Khawer Zeshan
Khawer Zeshan

Reputation: 9646

Why doesn't Mercurial check for the latest revision before commiting?

In SVN you cannot commit if your local revision is not up to date with the master repository. Mercurial doesn't check for this and allows you to commit. Then you have to do a merge.

If there are many programmers working then this could lead to a big problem. Is there is any way around this?

Upvotes: 2

Views: 96

Answers (1)

krtek
krtek

Reputation: 26607

Mercurial and SVN have two very different way of working.

SVN is centralized, everything you commit will be immediately accessible by all the others. It is why you must always commit on top of every other changes. So you can ascertain that what you've done still work with the modifications made by others.

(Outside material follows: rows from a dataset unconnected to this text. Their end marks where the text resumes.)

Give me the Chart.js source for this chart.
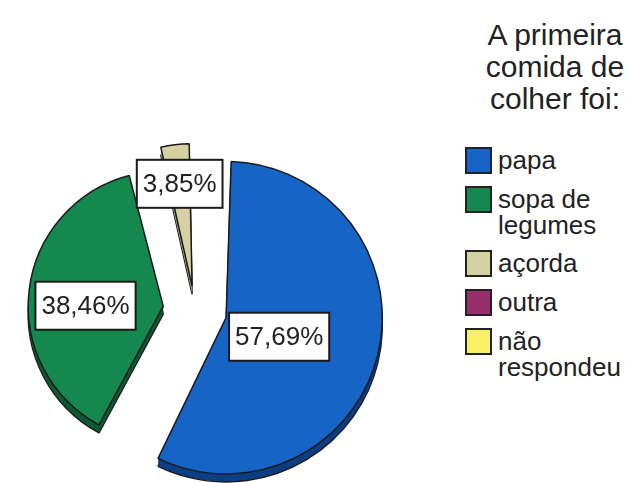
<!DOCTYPE html>
<html>
<head>
<meta charset="utf-8">
<script src="https://cdn.jsdelivr.net/npm/chart.js@4.4.1/dist/chart.umd.min.js"></script>
<style>
html, body { margin: 0; padding: 0; background: #fff; }
body { width: 630px; height: 483px; overflow: hidden; position: relative;
       font-family: "Liberation Sans", Arial, sans-serif; color: #222; }
#pieBox { position: absolute; left: 6px; top: 121px; width: 378px; height: 378px; }
#title { position: absolute; left: 480px; width: 150px; top: 19px; text-align: center;
         font-size: 30px; line-height: 32px; }
#legend { position: absolute; left: 465px; top: 147px; }
.item { display: flex; align-items: flex-start; margin-bottom: 12px; font-size: 26px; line-height: 26px; }
.sw { width: 23px; height: 23px; border: 2px solid #222; margin-right: 6px; flex: none; }
.txt { width: 130px; }
</style>
</head>
<body>
<div id="pieBox"><canvas id="pieChart" width="378" height="378"></canvas></div>
<div id="title">A primeira comida de colher foi:</div>
<div id="legend"></div>
<script>
// data
var categories = ['papa', 'sopa de legumes', 'açorda', 'outra', 'não respondeu'];
var values = [57.69, 38.46, 3.85, 0, 0];

var colors = ['#1664c6', '#15884f', '#d5d1a3', '#982e6e', '#f8f163'];
var sideColors = ['#0c3f86', '#0b5a33', '#9a9670', '#5e1c44', '#aaa440'];

// 3d side of the slices
var depthPlugin = {
    id: 'depth',
    beforeDatasetsDraw: function (chart, args, opts) {
        var ctx = chart.ctx;
        var meta = chart.getDatasetMeta(0);
        for (var t = opts.depth; t >= 1; t--) {
            ctx.save();
            ctx.translate(0, t);
            meta.data.forEach(function (arc, i) {
                if (!values[i]) return;
                var ghost = Object.create(arc);
                ghost.options = Object.assign({}, arc.options, {
                    backgroundColor: sideColors[i],
                    borderColor: '#1a1a1a',
                    borderWidth: t === opts.depth ? 1.5 : 0
                });
                arc.draw.call(ghost, ctx);
            });
            ctx.restore();
        }
    }
};

// white boxes with the percentages
var labelPlugin = {
    id: 'boxLabels',
    afterDatasetsDraw: function (chart, args, opts) {
        var ctx = chart.ctx;
        chart.getDatasetMeta(0).data.forEach(function (arc, i) {
            if (!values[i]) return;
            var p = arc.getProps(['x', 'y', 'startAngle', 'endAngle', 'outerRadius']);
            var mid = (p.startAngle + p.endAngle) / 2;
            var r = arc.options.offset / 4 + p.outerRadius * opts.radial[i];
            var x = p.x + Math.cos(mid) * r;
            var y = p.y + Math.sin(mid) * r + opts.dy[i];
            var text = values[i].toFixed(2).replace('.', ',') + '%';
            ctx.save();
            ctx.font = opts.font;
            var w = ctx.measureText(text).width + 12;
            var h = 48;
            ctx.fillStyle = '#fff';
            ctx.fillRect(x - w / 2, y - h / 2, w, h);
            ctx.lineWidth = 2;
            ctx.strokeStyle = '#1a1a1a';
            ctx.strokeRect(x - w / 2, y - h / 2, w, h);
            ctx.fillStyle = '#222';
            ctx.textAlign = 'center';
            ctx.textBaseline = 'middle';
            ctx.fillText(text, x, y + 1);
            ctx.restore();
        });
    }
};

var chart = new Chart(document.getElementById('pieChart'), {
    type: 'pie',
    data: {
        labels: categories,
        datasets: [{
            data: values,
            backgroundColor: colors,
            borderColor: '#1a1a1a',
            borderWidth: [1.5, 1.5, 1.5, 0, 0],
            offset: [128, 128, 96, 0, 0]
        }]
    },
    options: {
        responsive: false,
        animation: false,
        layout: { padding: 0 },
        plugins: {
            legend: { display: false },
            tooltip: { enabled: false },
            depth: { depth: 8 },
            boxLabels: {
                font: '26px "Liberation Sans", Arial, sans-serif',
                radial: [0.44, 0.63, 0.83],
                dy: [6, 9, 0]
            }
        }
    },
    plugins: [depthPlugin, labelPlugin]
});

// legend built from the chart's labels
var legend = document.getElementById('legend');
categories.forEach(function (name, i) {
    var item = document.createElement('div');
    item.className = 'item';
    item.innerHTML = '<div class="sw" style="background:' + colors[i] + '"></div><div class="txt">' + name + '</div>';
    legend.appendChild(item);
});
</script>
</body>
</html>
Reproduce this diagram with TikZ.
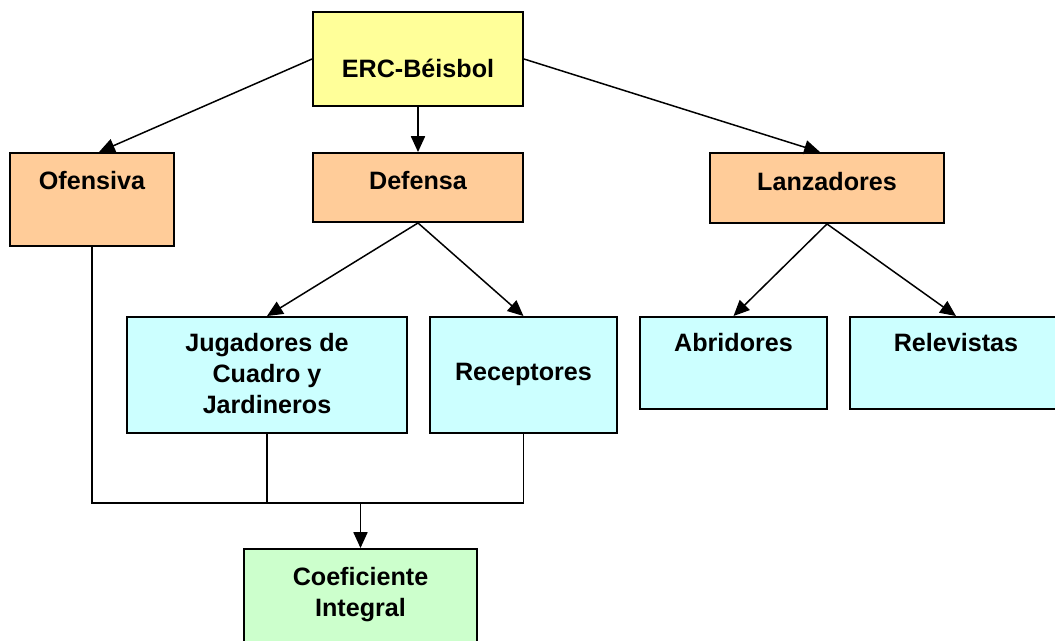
\documentclass[tikz,border=0pt]{standalone}
\usepackage{fontspec}
\setmainfont{Liberation Sans}
\usetikzlibrary{arrows.meta, positioning}
\definecolor{amarillo}{HTML}{FFFF99}
\definecolor{naranja}{HTML}{FFCC99}
\definecolor{celeste}{HTML}{CCFFFF}
\definecolor{verde}{HTML}{CCFFCC}
\tikzset{%
    caja/.style={rectangle, draw, line width=1.1pt, inner sep=0pt},
    txt/.style={anchor=north, inner sep=0pt, align=center, font=\fontsize{14.3}{17.6}\selectfont\bfseries},
    lin/.style={line width=0.85pt},
    lina/.style={line width=0.85pt, -{Triangle[length=9pt, width=8pt]}},
}

\begin{document}
\begin{tikzpicture}
    \useasboundingbox (0,0) rectangle (21.1,-12.82);
    \clip (0,0) rectangle (21.1,-12.82);
    % cajas
    \node [caja, fill=amarillo, minimum width=4.2cm, minimum height=1.88cm] (erc) at (8.36,-1.18) {};
    \node [caja, fill=naranja, minimum width=3.28cm, minimum height=1.86cm] (ofe) at (1.84,-3.99) {};
    \node [caja, fill=naranja, minimum width=4.2cm, minimum height=1.38cm] (def) at (8.36,-3.75) {};
    \node [caja, fill=naranja, minimum width=4.68cm, minimum height=1.4cm] (lan) at (16.54,-3.76) {};
    \node [caja, fill=celeste, minimum width=5.6cm, minimum height=2.32cm] (jug) at (5.34,-7.5) {};
    \node [caja, fill=celeste, minimum width=3.74cm, minimum height=2.32cm] (rec) at (10.47,-7.5) {};
    \node [caja, fill=celeste, minimum width=3.74cm, minimum height=1.84cm] (abr) at (14.67,-7.26) {};
    \node [caja, fill=celeste, minimum width=4.24cm, minimum height=1.84cm] (rel) at (19.12,-7.26) {};
    \node [caja, fill=verde, minimum width=4.66cm, minimum height=2cm] (coe) at (7.21,-11.98) {};
    % textos
    \node [txt, below=0.96cm of erc.north] (ercT) {ERC-Béisbol};
    \node [txt, below=0.38cm of ofe.north] (ofeT) {Ofensiva};
    \node [txt, below=0.38cm of def.north] (defT) {Defensa};
    \node [txt, below=0.40cm of lan.north] (lanT) {Lanzadores};
    \node [txt, below=0.34cm of jug.north] (jugT) {Jugadores de\\Cuadro y\\Jardineros};
    \node [txt, below=0.94cm of rec.north] (recT) {Receptores};
    \node [txt, below=0.34cm of abr.north] (abrT) {Abridores};
    \node [txt, below=0.34cm of rel.north] (relT) {Relevistas};
    \node [txt, below=0.38cm of coe.north] (coeT) {Coeficiente\\Integral};
    % conectores
    \draw [lina] (erc.west) -- ([xshift=0.14cm]ofe.north);
    \draw [lina] (erc.south) -- (def.north);
    \draw [lina] (erc.east) -- ([xshift=-0.14cm]lan.north);
    \draw [lina] (def.south) -- (jug.north);
    \draw [lina] (def.south) -- (rec.north);
    \draw [lina] (lan.south) -- (abr.north);
    \draw [lina] (lan.south) -- (rel.north);
    \coordinate (bus) at (0,-10.06);
    \draw [lin] (ofe.south) |- (rec.south |- bus) -- (rec.south);
    \draw [lin] (jug.south) -- (jug.south |- bus);
    \draw [lina] (coe.north |- bus) -- (coe.north);
\end{tikzpicture}
\end{document}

With Mercurial, commits are local to your working directory. Only the push is distributed to other people. It's the reason why there's no check on each and every commit. (In this way, you can also work offline, ie without being connected to the repository).

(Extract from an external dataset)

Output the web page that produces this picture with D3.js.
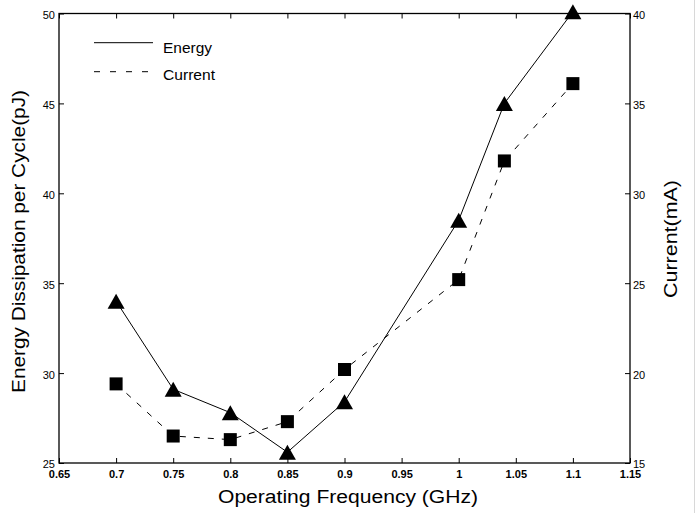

It is only when you try to push your changes that Mercurial checks if there are new commits on the branch you're working one. If so, you can force the push (this will create a new head) or merge the other modifications, thus acknowledging the work of others.

Every DVCS (D is for distributed) I know off have the same way of dealing with commit / push, it's one of their many advantages. As long as the merge are done right, you won't have problems because of this.

If you really want to check for new changeset on each commit, I think it's possible to do it with some hooks, but I really don't see the reason why. Maybe someone will propose such a thing.